MEMO TO BROOKLYN POLITICAL ACTIVISTS: YOU’VE GOT TO FIGHT THE POWERS THAT BE.
I am often asked by those who are politically sick and tired of being sick and tired, what can be done to effectuate real change in the politics, at all three levels of government (federal, state, city/local). There are no easy answers. One thing I do know is that politics must never become a spectator sport. People of goodwill and strong ideals must participate in the process, no matter who else isn’t.
Recently, I was part of a small group which met to discuss the 2012 and 2013 election cycles. The discussion did not focus on any singular level or branch of government; nor did it focus on any specific race. After the discussions, I gave a lot of thought to action. You see it’s easy to sit around and pontificate. It’s even cool (somewhat) to gather in esoteric groups and theorize.
Talk is cheap. It’s action that brings about change more so than posturing and the selling of woof-tickets.
What I have done recently is initiate a recruitment process, seeking to get people thinking about challenging many of the district leader spots (both male and female) in Brooklyn. I have started in areas with heavy black populations or pockets; 12 assembly districts have immediately come into view: ADs 40, 41, 42, 43, 44, 50, 54, 55, 56, 57, 58 and 59. I hope to eventually accumulate allies on the White and Hispanic sides of the tracks.
So far there are many folks interested in starting this movement based on only three immediate platform planks; namely: (a) that the democrats tackle the implementation of twelve-year term limits in New York, for elected officials at all three levels of government; (b) that elected officials surrender their district leader spots once elected/selected to higher office/positions; and (c) that the party advocate for a non-partisan commission to be set up immediately; so that after this census-cycle(2010), redistricting/reapportionment will be taken out of the hands of self-serving electeds.
Sure there are many other community concerns which many activists involved see as pressing; for example police misconduct, education reform, high-unemployment in communities of color, housing, et al.

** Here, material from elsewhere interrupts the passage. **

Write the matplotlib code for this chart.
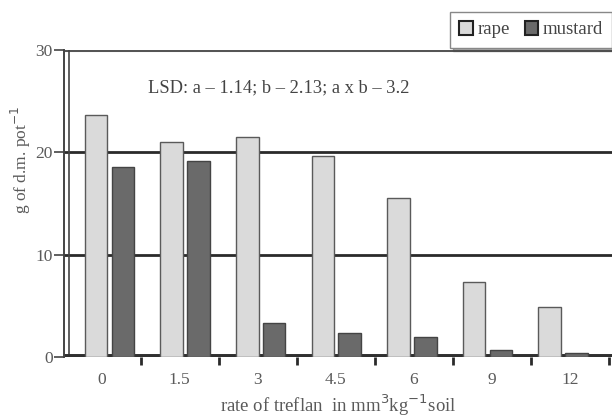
import numpy as np
import matplotlib.pyplot as plt
from matplotlib.patches import Patch

# data
rates = ['0', '1.5', '3', '4.5', '6', '9', '12']
rape = [23.6, 21.0, 21.5, 19.6, 15.5, 7.3, 4.9]
mustard = [18.6, 19.2, 3.3, 2.3, 2.0, 0.7, 0.4]

plt.rcParams['font.family'] = ['Liberation Serif', 'DejaVu Serif']

W, H = 612, 420
fig = plt.figure(figsize=(W / 100, H / 100), dpi=100)
ax_left, ax_bottom, ax_top = 64, 357, 50
ax = fig.add_axes([ax_left / W, 1 - ax_bottom / H, 1 - ax_left / W, (ax_bottom - ax_top) / H])

# pixel layout of the category axis (oblique 3D look: labels and bars drift apart)
unit = 75.6          # px between bar pairs
first = 109.5        # px of first pair centre
lab_step, lab_first = 78.1, 101.5

x = np.arange(len(rates))
w = 0.30
ax.bar(x - 0.178, rape, width=w, color='#dadada', edgecolor='#5a5a5a',
       linewidth=1.0, zorder=3, label='rape')
ax.bar(x + 0.178, mustard, width=w, color='#6a6a6a', edgecolor='#444444',
       linewidth=1.0, zorder=3, label='mustard')

ax.set_xlim((ax_left - first) / unit, (W - first) / unit)
ax.set_ylim(0, 30)

# back-wall gridlines and frame
for yv in (10, 20):
    ax.axhline(yv, color='#2a2a2a', lw=2.0, zorder=1)
ax.axhline(30, color='#555555', lw=2.2, zorder=1)
ax.axhline(0, color='#303030', lw=5, zorder=2)
ax.axvline((ax_left + 5 - first) / unit, color='#444444', lw=1.2, zorder=1)

for s in ['top', 'right', 'bottom']:
    ax.spines[s].set_visible(False)
ax.spines['left'].set_color('#444444')
ax.spines['left'].set_linewidth(1.4)

ax.set_yticks([0, 10, 20, 30])
ax.tick_params(axis='y', direction='out', length=7, width=1.2, color='#444444',
               labelsize=12.5, labelcolor='#5a5a5a', pad=1)

lab_pos = (lab_first + lab_step * x - first) / unit
ax.set_xticks(lab_pos)
ax.set_xticklabels(rates)
ax.set_xticks((lab_first - lab_step / 2 + lab_step * (x + 1) - first) / unit, minor=True)
ax.tick_params(axis='x', which='major', length=0, labelsize=12.5,
               labelcolor='#5a5a5a', pad=11)
ax.tick_params(axis='x', which='minor', direction='out', length=6, width=2,
               color='#2a2a2a')

ax.set_ylabel('g of d.m. pot$^{-1}$', fontsize=12.5, color='#5a5a5a')
ax.yaxis.set_label_coords((33 - ax_left) / (W - ax_left), (ax_bottom - 160) / (ax_bottom - ax_top))
ax.set_xlabel('rate of treflan  in mm$^{3}$kg$^{-1}$soil', fontsize=13.5,
              color='#5a5a5a', labelpad=3)

ax.text((148 - first) / unit, 26.3, 'LSD: a – 1.14; b – 2.13; a x b – 3.2', fontsize=13.3,
        color='#444444', zorder=4, va='center')

handles = [Patch(facecolor='#dadada', edgecolor='#222222', linewidth=1.5, label='rape'),
           Patch(facecolor='#6a6a6a', edgecolor='#222222', linewidth=1.5, label='mustard')]
leg = fig.legend(handles=handles, loc='upper right', bbox_to_anchor=(1.0, 1 - 12 / H),
                 ncol=2, fontsize=13.5, frameon=True, fancybox=False, shadow=True,
                 handlelength=0.7, handleheight=0.7, handletextpad=0.25,
                 columnspacing=0.8, borderpad=0.5, borderaxespad=0.0)
leg.get_frame().set_edgecolor('#888888')
leg.get_frame().set_linewidth(1.0)
for t in leg.get_texts():
    t.set_color('#444444')

fig.savefig('out.png', dpi=100)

Right now, however, the focus will be placed on these three platform planks once new leaders are elected. The aim is to pressure the party to do better in terms of day to day political activism. We need to recruit new blood to the political process. We need to get more young people motivated and activated. Democrats haven’t held the NYC mayoralty since 1993. We need to recapture the state senate. We need to help President Obama get re-elected. We need to push back on “Tea-Party” people.
Recently, community activists like Lindiwe Kamau and Delroy Wright have been working with the Obama re-election team, in order to establish and work with Obama support-groups in central Brooklyn. Mundane things like voter-registration exercises have already started. Political education initiatives are amongst the activities planned for the immediate future.

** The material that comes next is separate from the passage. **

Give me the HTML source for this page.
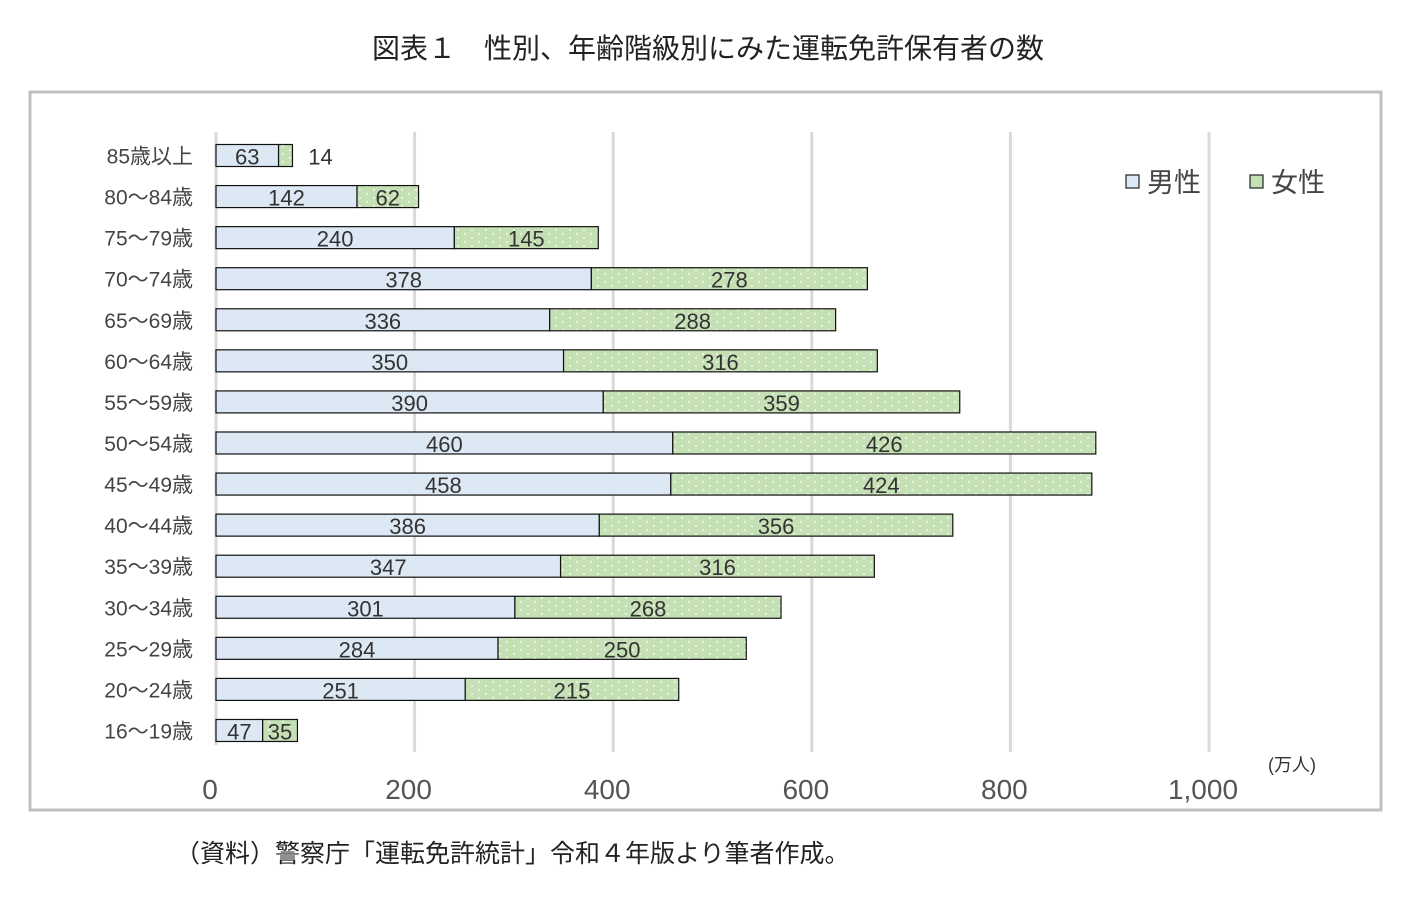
<!DOCTYPE html>
<html><head><meta charset="utf-8"><style>
body{margin:0;background:#fff;}
svg text{font-family:"Liberation Sans","Noto Sans CJK JP",sans-serif;}
</style></head><body>
<svg width="1412" height="894" viewBox="0 0 1412 894">
<defs><pattern id="dots" width="14" height="8" patternUnits="userSpaceOnUse"><rect width="14" height="8" fill="#c5e0b4"/><circle cx="3" cy="2" r="0.9" fill="#fff"/><circle cx="10" cy="6" r="0.9" fill="#fff"/></pattern></defs>
<text x="708" y="58" text-anchor="middle" font-size="28" fill="#222">図表１　性別、年齢階級別にみた運転免許保有者の数</text>
<rect x="30" y="92" width="1351" height="718" fill="none" stroke="#bfbfbf" stroke-width="3"/>
<g id="grid"></g><g id="bars"></g><g id="labels"></g>
<text x="1292" y="771" text-anchor="middle" font-size="18" fill="#333">(万人)</text>
<rect x="1126" y="175" width="13" height="13" fill="#dde8f5" stroke="#222" stroke-width="1.2"/>
<text x="1147" y="192" font-size="27" fill="#444">男性</text>
<rect x="1250" y="175" width="13" height="13" fill="#c5e0b4" stroke="#222" stroke-width="1.2"/>
<text x="1271" y="192" font-size="27" fill="#444">女性</text>
<text x="175" y="862" font-size="25" fill="#222">（資料）警察庁「運転免許統計」令和４年版より筆者作成。</text>
</svg>
<script>
const categories=["85歳以上","80～84歳","75～79歳","70～74歳","65～69歳","60～64歳","55～59歳","50～54歳","45～49歳","40～44歳","35～39歳","30～34歳","25～29歳","20～24歳","16～19歳"];
const male=[63,142,240,378,336,350,390,460,458,386,347,301,284,251,47];
const female=[14,62,145,278,288,316,359,426,424,356,316,268,250,215,35];
const ticks=[0,200,400,600,800,1000];
const tickLabels=["0","200","400","600","800","1,000"];
const NS="http://www.w3.org/2000/svg";
const x0=216,sc=0.993,y0=155.5,step=41.07,bh=22;
const X=v=>x0+v*sc, Y=i=>y0+i*step;
function mk(t,a,p){const e=document.createElementNS(NS,t);for(const k in a)e.setAttribute(k,a[k]);p.appendChild(e);return e;}
const g=document.getElementById('grid'),b=document.getElementById('bars'),l=document.getElementById('labels');
ticks.forEach((v,i)=>{
 if(i>0){const ln=mk('line',{x1:X(v),x2:X(v),y1:132,y2:752,stroke:'#d9d9d9','stroke-width':3},g);
 
 }
 const t=mk('text',{x:X(v)-6,y:799,'text-anchor':'middle','font-size':28,fill:'#555'},l);t.textContent=tickLabels[i];
 
 
});
const ax=mk('line',{x1:x0,x2:x0,y1:132,y2:745,stroke:'#d9d9d9','stroke-width':3},g);


categories.forEach((c,i)=>{
 const y=Y(i);
 const ct=mk('text',{x:193,y:y+8,'text-anchor':'end','font-size':21,fill:'#444'},l);ct.textContent=c;
 
 
 const m=mk('rect',{x:x0,y:y-bh/2,width:male[i]*sc,height:bh,fill:'#dde8f5',stroke:'#111','stroke-width':1.2},b);
 
 
 const f=mk('rect',{x:X(male[i]),y:y-bh/2,width:female[i]*sc,height:bh,fill:'url(#dots)',stroke:'#111','stroke-width':1.2},b);
 
 
 const mt=mk('text',{x:X(male[i]/2),y:y+9,'text-anchor':'middle','font-size':22,fill:'#333'},l);mt.textContent=male[i];
 
 
 const fx=female[i]<25?X(male[i]+female[i])+28:X(male[i]+female[i]/2);
 const ft=mk('text',{x:fx,y:y+9,'text-anchor':'middle','font-size':22,fill:'#333'},l);ft.textContent=female[i];
 
 
});
</script>
</body></html>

So far I have identified nine people interested in run; six are male and three are female. The objective is to continue recruiting people of high-caliber to challenge the powers that be.
Next Sunday (12th February, 2012) there will be a meeting of Brooklyn activists at Delroy’s café/ restaurant/ bar, to further discuss all this (and more). The address is 14 Duryea Place (near Flatbush Avenue); between Beverley and Tilden. It starts at 6:00 p.m. All interested parties are free to attend; however, one must submit to a pre-clearance/screening process since we are not looking for provocateurs. If you are interested, do contact me (1-347-998-7631); or either Mr. Wright or Ms. Kamau. Ms. Kamau’s phone number is 1-718-774-5466. She is the head of the Nostrand Avenue Merchants Association (Brooklyn). Delroy Wright’s number is 1-516-359-8056. He is head of the Flatbush/Empire Avenues Merchant’s Association; and a potential candidate for City Council in the 2013 election-cycle.
Any change in NY politics must start with the party machinery. District leaders do more than simply select judges; they vet people; they also select emerging leaders and usually fill vacancies. We can all sit around and talk about change, but we will have to fight the powers that be to obtain real change and not be placated with small change. So, in the immortal words of a former head of the DNC (Ed Schultz): “Let’s get to work”.